Handling non-English characters

Although the American Standard Code for Information Interchange (ASCII) works for most of us, it only allows a set of 256 characters to be used to describe the alphanumeric characters available to print. That range, 0 to 255, is used because it is the size of a "byte" - eight ones and zeroes in computing terminology. Languages such as Russian, Korean, and Japanese have special characters in them, which means you need more than 256 characters, and therefore need more than one byte of space - you need a multibyte character.

Dealing with these complex characters is a little different to working with normal characters, because functions like substr() and strtoupper() expect precisely one byte per character, and will corrupt a multibyte string. Instead, you should use the multibyte equivalents of these functions, such as mb_strtoupper() instead of strtoupper(), mb_ereg_match() rather than ereg_match(), and mb_strlen() rather than strlen().

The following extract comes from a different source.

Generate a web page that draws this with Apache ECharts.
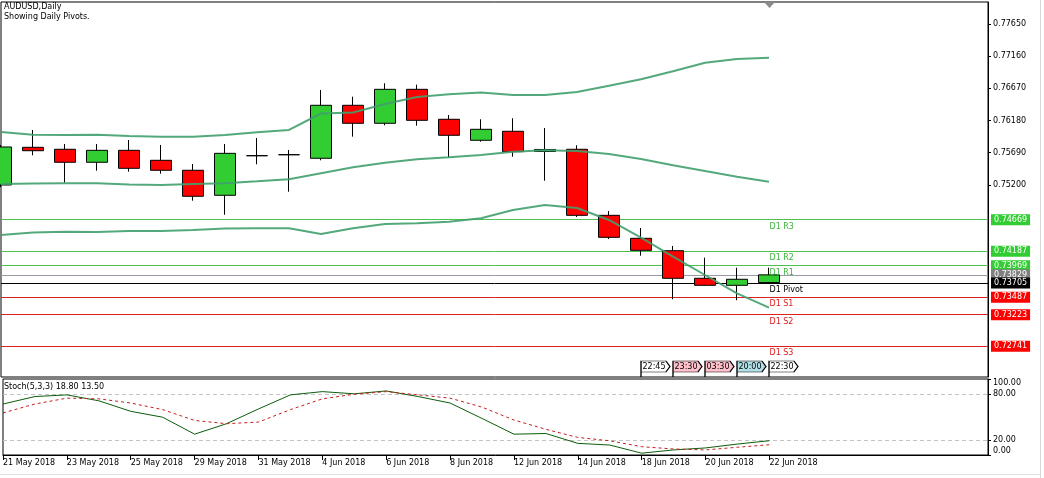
<!DOCTYPE html>
<html><head><meta charset="utf-8">
<script src="https://cdn.jsdelivr.net/npm/echarts@6/dist/echarts.min.js"></script>
<style>html,body{margin:0;padding:0;background:#fff}#c{width:1044px;height:478px}</style>
</head><body><div id="c"></div><script>
// ---------- data ----------
const dates = ['21 May 2018','22 May 2018','23 May 2018','24 May 2018','25 May 2018',
  '28 May 2018','29 May 2018','30 May 2018','31 May 2018','1 Jun 2018',
  '4 Jun 2018','5 Jun 2018','6 Jun 2018','7 Jun 2018','8 Jun 2018',
  '11 Jun 2018','12 Jun 2018','13 Jun 2018','14 Jun 2018','15 Jun 2018',
  '18 Jun 2018','19 Jun 2018','20 Jun 2018','21 Jun 2018','22 Jun 2018'];
const open  = [0.75198,0.75772,0.75742,0.75544,0.75726,0.75574,0.75422,0.75041,0.75644,0.75659,0.75605,0.76412,0.76138,0.76655,0.76199,0.75879,0.76016,0.75708,0.75742,0.74736,0.74386,0.74197,0.73777,0.73670,0.73712];
const close = [0.75777,0.75720,0.75544,0.75726,0.75452,0.75422,0.75026,0.75680,0.75644,0.75659,0.76412,0.76138,0.76655,0.76183,0.75955,0.76046,0.75705,0.75739,0.74736,0.74401,0.74203,0.73777,0.73670,0.73762,0.73829];
const low   = [0.75167,0.75650,0.75233,0.75416,0.75400,0.75370,0.74959,0.74745,0.75513,0.75096,0.75574,0.75934,0.76107,0.76101,0.75620,0.75857,0.75629,0.75263,0.74710,0.74375,0.74121,0.73457,0.73664,0.73442,0.73712];
const high  = [0.75807,0.76036,0.75822,0.75822,0.75883,0.75807,0.75518,0.75822,0.75914,0.75731,0.76645,0.76543,0.76747,0.76726,0.76264,0.76199,0.76214,0.76066,0.75803,0.74802,0.74543,0.74269,0.74091,0.73938,0.73938];
const bandUpper  = [0.76005,0.75964,0.75959,0.75964,0.75944,0.75933,0.75933,0.75959,0.76000,0.76036,0.76287,0.76302,0.76432,0.76538,0.76579,0.76607,0.76569,0.76569,0.76614,0.76710,0.76808,0.76930,0.77061,0.77117,0.77137];
const bandMiddle = [0.75213,0.75221,0.75224,0.75224,0.75205,0.75198,0.75213,0.75224,0.75254,0.75285,0.75376,0.75467,0.75537,0.75589,0.75620,0.75655,0.75705,0.75726,0.75716,0.75670,0.75594,0.75498,0.75411,0.75324,0.75248];
const bandLower  = [0.74436,0.74474,0.74487,0.74482,0.74497,0.74497,0.74512,0.74535,0.74538,0.74538,0.74452,0.74538,0.74604,0.74615,0.74639,0.74691,0.74817,0.74893,0.74848,0.74665,0.74395,0.74106,0.73827,0.73548,0.73329];
const stochMain   = [67.1,76.9,79.1,71.3,57.5,49.7,27.4,41.2,60.6,79.1,83.4,80.5,84.3,76.9,68.4,48.1,27.4,28.3,15.3,13.1,2.4,6.7,9.3,14.4,18.8];
const stochSignal = [55.4,67.1,74.8,73.9,68.4,59.7,45.5,41.2,43.3,59.7,73.9,80.0,83.4,79.1,74.8,63.0,46.0,33.8,23.1,18.7,10.9,7.9,6.7,10.2,13.5];
const priceTicks = [0.77650,0.77160,0.76670,0.76180,0.75690,0.75200];
const stochTicks = [0,20,80,100];
const dateTickIdx = [0,2,4,6,8,10,12,14,16,18,20,22,24];
const pivotLevels = [0.74669,0.74187,0.73969,0.73829,0.73705,0.73487,0.73223,0.72741];
const pivotNames  = ['D1 R3','D1 R2','D1 R1','','D1 Pivot','D1 S1','D1 S2','D1 S3'];
const sessionTimes = ['22:45','23:30','03:30','20:00','22:30'];
const sessionIdx   = [20,21,22,23,24];

// ---------- styles ----------
const FONT = 'DejaVu Sans';
const FS = 8;
const pivotLineColors = ['#4cc24c','#4cc24c','#4cc24c','#9a9aa4','#000000','#dd1f1f','#dd1f1f','#dd1f1f'];
const pivotBoxColors  = ['#32cd32','#32cd32','#32cd32','#808080','#000000','#ff0000','#ff0000','#ff0000'];
const pivotTextColors = ['#3cb43c','#3cb43c','#3cb43c','#000','#000000','#e01b1b','#e01b1b','#e01b1b'];
const sessionFills = ['#ffffff','#ffc0cb','#ffc0cb','#b0e0e6','#ffffff'];
const BAND = 'rgba(64,160,110,0.9)';

const XMIN = 0, XMAX = 987/32;
const YMIN = 0.722734, YMAX = 0.779851;

const candleData = dates.map((d,i)=>[i, open[i], close[i], low[i], high[i]]);
const pair = arr => arr.map((v,i)=>[i, v]);

const chart = echarts.init(document.getElementById('c'), null, {renderer:'canvas'});
const last = stochMain.length - 1;

chart.setOption({
  animation: false,
  backgroundColor: '#ffffff',
  textStyle: {fontFamily: FONT, fontSize: FS},
  grid: [
    {left: 1, top: 2, width: 987, height: 375, show: true, borderColor: '#000', borderWidth: 1, backgroundColor: '#fff'},
    {left: 1, top: 379, width: 987, height: 76, show: true, borderColor: '#000', borderWidth: 1, backgroundColor: '#fff'}
  ],
  xAxis: [
    {gridIndex: 0, type: 'value', min: XMIN, max: XMAX, show: false, splitLine: {show: false}, axisLine: {onZero: false}},
    {gridIndex: 1, type: 'value', min: XMIN, max: XMAX, position: 'bottom',
      axisLine: {show: true, onZero: false, lineStyle: {color: '#000', width: 1}},
      axisTick: {show: true, customValues: dateTickIdx, length: 5, lineStyle: {color: '#000'}},
      axisLabel: {show: true, customValues: dateTickIdx, formatter: v => dates[Math.round(v)] || '',
        align: 'left', margin: 4, color: '#000', fontFamily: FONT, fontSize: FS, hideOverlap: false},
      splitLine: {show: false}}
  ],
  yAxis: [
    {gridIndex: 0, type: 'value', position: 'right', min: YMIN, max: YMAX,
      axisLine: {show: true, onZero: false, lineStyle: {color: '#000'}},
      axisTick: {show: true, customValues: priceTicks, length: 3, lineStyle: {color: '#000'}},
      axisLabel: {show: true, customValues: priceTicks, formatter: v => v.toFixed(5), margin: 5,
        color: '#000', fontFamily: FONT, fontSize: FS},
      splitLine: {show: false}},
    {gridIndex: 1, type: 'value', position: 'right', min: 0, max: 100,
      axisLine: {show: true, onZero: false, lineStyle: {color: '#000'}},
      axisTick: {show: true, customValues: stochTicks, length: 3, lineStyle: {color: '#000'}},
      axisLabel: {show: true, customValues: stochTicks, formatter: v => v.toFixed(2), margin: 5,
        color: '#000', fontFamily: FONT, fontSize: FS,
        verticalAlignMaxLabel: 'top', verticalAlignMinLabel: 'bottom'},
      splitLine: {show: false}}
  ],
  series: [
    {
      type: 'candlestick', xAxisIndex: 0, yAxisIndex: 0, z: 2, clip: false,
      data: candleData, barWidth: 21,
      itemStyle: {color: '#32cd32', color0: '#ff0000', borderColor: '#000', borderColor0: '#000', borderColorDoji: '#000', borderWidth: 1},
      markLine: {
        z: 1, silent: true, symbol: ['none','none'], animation: false, precision: 5,
        data: pivotLevels.map((v,k)=>({
          yAxis: v,
          lineStyle: {color: pivotLineColors[k], width: 1, type: 'solid'},
          label: {show: true, position: 'end', distance: 3, formatter: v.toFixed(5),
            backgroundColor: pivotBoxColors[k], color: '#fff', padding: [2,3,1,3],
            fontFamily: FONT, fontSize: FS}
        }))
      },
      markPoint: {
        z: 6, silent: true, animation: false,
        data: sessionTimes.map((t,k)=>({
          coord: [sessionIdx[k], YMIN],
          symbol: 'path://M0,0L25,0L29,5.5L25,11L0,11Z M0,11L0,16',
          symbolSize: [29,16], symbolKeepAspect: false, symbolOffset: [14.5,-8],
          itemStyle: {color: sessionFills[k], borderColor: '#000', borderWidth: 1},
          label: {show: true, position: 'inside', formatter: t, color: '#000',
            fontFamily: FONT, fontSize: FS, offset: [-1.5,-2.5]}
        }))
      }
    },
    {type: 'line', name: 'upper', xAxisIndex: 0, yAxisIndex: 0, z: 3, data: pair(bandUpper), showSymbol: false, symbol: 'none',
      lineStyle: {color: BAND, width: 2}, silent: true,
      markPoint: {
        z: 6, silent: true, animation: false,
        data: pivotLevels.map((v,k)=>({name: pivotNames[k], v, k})).filter(o=>o.name).map(o=>({
          coord: [dates.length - 1, o.v], symbol: 'rect', symbolSize: 1,
          itemStyle: {color: 'rgba(0,0,0,0)'},
          label: {show: true, position: 'right', distance: 0, offset: [0,7], formatter: o.name,
            color: pivotTextColors[o.k], fontFamily: FONT, fontSize: FS}
        }))
      }},
    {type: 'line', name: 'middle', xAxisIndex: 0, yAxisIndex: 0, z: 3, data: pair(bandMiddle), showSymbol: false, symbol: 'none',
      lineStyle: {color: BAND, width: 2}, silent: true},
    {type: 'line', name: 'lower', xAxisIndex: 0, yAxisIndex: 0, z: 3, data: pair(bandLower), showSymbol: false, symbol: 'none',
      lineStyle: {color: BAND, width: 2}, silent: true},
    {type: 'line', name: 'stoch', xAxisIndex: 1, yAxisIndex: 1, z: 3, data: pair(stochMain), showSymbol: false, symbol: 'none',
      lineStyle: {color: '#0b5d0b', width: 1}, silent: true,
      markLine: {z: 1, silent: true, symbol: ['none','none'], animation: false, label: {show: false}, precision: 2,
        data: [{yAxis: 80}, {yAxis: 20}],
        lineStyle: {color: '#c4c4c4', width: 1, type: [4,3]}}},
    {type: 'line', name: 'signal', xAxisIndex: 1, yAxisIndex: 1, z: 3, data: pair(stochSignal), showSymbol: false, symbol: 'none',
      lineStyle: {color: '#c41e1e', width: 1, type: [3,3]}, silent: true}
  ],
  graphic: [
    {type: 'text', left: 4, top: 2, silent: true,
      style: {text: 'AUDUSD,Daily\nShowing Daily Pivots.', fontFamily: FONT, fontSize: FS, lineHeight: 10, fill: '#000'}},
    {type: 'text', left: 4, top: 383, silent: true,
      style: {text: 'Stoch(5,3,3) ' + stochMain[last].toFixed(2) + ' ' + stochSignal[last].toFixed(2), fontFamily: FONT, fontSize: FS, fill: '#000'}},
    {type: 'polygon', silent: true, shape: {points: [[764,2],[775,2],[769.5,8]]}, style: {fill: '#8c8c8c'}},
    {type: 'line', silent: true, shape: {x1: 1040.5, y1: 0, x2: 1040.5, y2: 478}, style: {stroke: '#d8d8d8', lineWidth: 1}},
    {type: 'line', silent: true, shape: {x1: 0, y1: 474.5, x2: 1040, y2: 474.5}, style: {stroke: '#e0e0e0', lineWidth: 1}}
  ]
});
</script></body></html>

The parameters required for these functions are the same as their original, except that most accept an optional extra parameter to force specific encoding.

So, working with multibyte strings is easy for the most part, there is one exception: what do you do with an existing script you'd like to multibyte enable? To cope with that scenario, there's a special php.ini setting: mbstring.func_overload. By default this is set to 0, which means functions behave as you would expect them to. If you set it to 1, calling the mail() function gets silently rerouted to the mb_send_mail() function. If you set it to 2, all the functions starting with "str" get rerouted to their multibyte partners. If you set it to 4, all the "ereg" functions get rerouted. You can combine these together as you please by simply adding them - for example, for "mail" and "str" rerouting you add 1 and 2, giving 3, so you set mbstring.func_overload to 3 to overload these two. To overload everything, set it to 7 - 1 ("mail") + 2 ("str") + 4 ("ereg").

PHP 7, which has been under development almost as long as Perl 6, will bring with it full support for Unicode. Hurrah!